---- STORED DATA

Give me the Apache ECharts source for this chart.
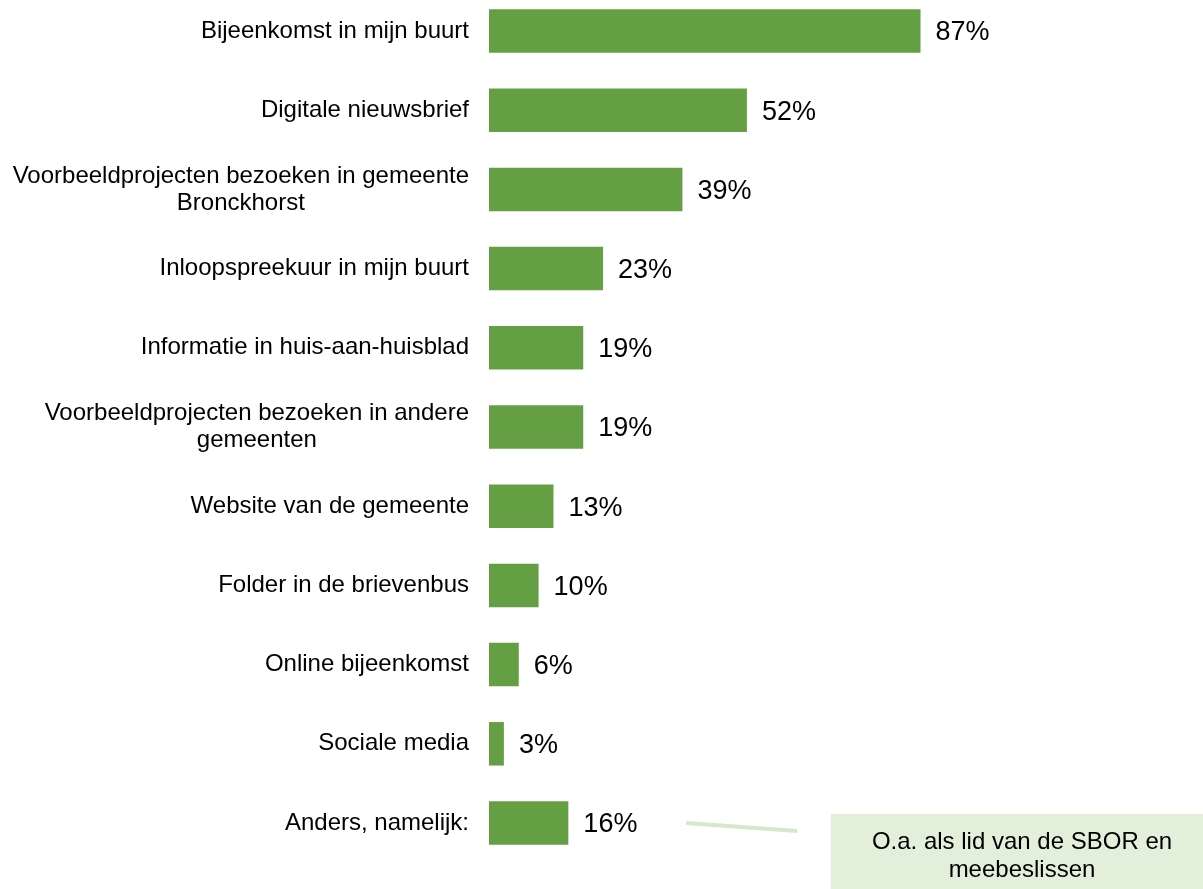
<!DOCTYPE html>
<html>
<head>
<meta charset="utf-8">
<title>Informatievoorkeur</title>
<script src="https://cdn.jsdelivr.net/npm/echarts@6/dist/echarts.min.js"></script>
<style>
  html, body { margin: 0; padding: 0; background: #fff; }
  #chart { width: 1203px; height: 889px; }
</style>
</head>
<body>
<div id="chart"></div>
<script>
  // categories, top to bottom
  var categories = [
    'Bijeenkomst in mijn buurt',
    'Digitale nieuwsbrief',
    'Voorbeeldprojecten bezoeken in gemeente\nBronckhorst',
    'Inloopspreekuur in mijn buurt',
    'Informatie in huis-aan-huisblad',
    'Voorbeeldprojecten bezoeken in andere\ngemeenten',
    'Website van de gemeente',
    'Folder in de brievenbus',
    'Online bijeenkomst',
    'Sociale media',
    'Anders, namelijk:'
  ];
  // percentages
  var percentages = [87, 52, 39, 23, 19, 19, 13, 10, 6, 3, 16];
  var calloutText = 'O.a. als lid van de SBOR en\nmeebeslissen';

  var font = '"Liberation Sans", Arial, sans-serif';
  var green = '#64a043';

  var chart = echarts.init(document.getElementById('chart'));

  var option = {
    animation: false,
    backgroundColor: '#fff',
    grid: {
      left: 489,
      width: 496,
      top: -8.6,
      height: 871.2,
      outerBoundsMode: 'none'
    },
    xAxis: {
      type: 'value',
      min: 0,
      max: 100,
      show: false
    },
    yAxis: {
      type: 'category',
      inverse: true,
      data: categories,
      axisLine: { show: false },
      axisTick: { show: false },
      splitLine: { show: false },
      axisLabel: {
        margin: 20,
        color: '#000',
        fontFamily: font,
        fontSize: 24,
        lineHeight: 27,
        formatter: function (val) {
          // every line centered inside the right-aligned block
          return val.split('\n').map(function (l) {
            return '{c|' + l + '}';
          }).join('\n');
        },
        rich: {
          c: {
            align: 'center',
            color: '#000',
            fontFamily: font,
            fontSize: 24,
            lineHeight: 27
          }
        }
      }
    },
    series: [{
      type: 'bar',
      data: percentages,
      barWidth: 43.5,
      itemStyle: { color: green },
      label: {
        show: true,
        position: 'right',
        distance: 15,
        offset: [0, 2],
        color: '#000',
        fontFamily: font,
        fontSize: 27,
        formatter: '{c}%'
      }
    }],
    graphic: [
      {
        type: 'line',
        shape: { x1: 686, y1: 823, x2: 797, y2: 831 },
        style: { stroke: '#d6e7cc', lineWidth: 4 }
      },
      {
        type: 'rect',
        shape: { x: 831, y: 814, width: 380, height: 80 },
        style: { fill: '#e2efda' }
      },
      {
        type: 'text',
        x: 1022,
        y: 856,
        style: {
          text: calloutText,
          fill: '#000',
          font: '24px ' + font,
          lineHeight: 28,
          align: 'center',
          verticalAlign: 'middle'
        }
      }
    ]
  };

  chart.setOption(option);
</script>
</body>
</html>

--------

> [THE PROBLEM]: Emit the lines of the material exactly, from its first line to the line containing "var chart = echarts.init(document.getElementById('chart'));", inclusive; leave every picture out.

> [REPLY TO THE TASK]:
Give me the Apache ECharts source for this chart.
<!DOCTYPE html>
<html>
<head>
<meta charset="utf-8">
<title>Informatievoorkeur</title>
<script src="https://cdn.jsdelivr.net/npm/echarts@6/dist/echarts.min.js"></script>
<style>
  html, body { margin: 0; padding: 0; background: #fff; }
  #chart { width: 1203px; height: 889px; }
</style>
</head>
<body>
<div id="chart"></div>
<script>
  // categories, top to bottom
  var categories = [
    'Bijeenkomst in mijn buurt',
    'Digitale nieuwsbrief',
    'Voorbeeldprojecten bezoeken in gemeente\nBronckhorst',
    'Inloopspreekuur in mijn buurt',
    'Informatie in huis-aan-huisblad',
    'Voorbeeldprojecten bezoeken in andere\ngemeenten',
    'Website van de gemeente',
    'Folder in de brievenbus',
    'Online bijeenkomst',
    'Sociale media',
    'Anders, namelijk:'
  ];
  // percentages
  var percentages = [87, 52, 39, 23, 19, 19, 13, 10, 6, 3, 16];
  var calloutText = 'O.a. als lid van de SBOR en\nmeebeslissen';

  var font = '"Liberation Sans", Arial, sans-serif';
  var green = '#64a043';

  var chart = echarts.init(document.getElementById('chart'));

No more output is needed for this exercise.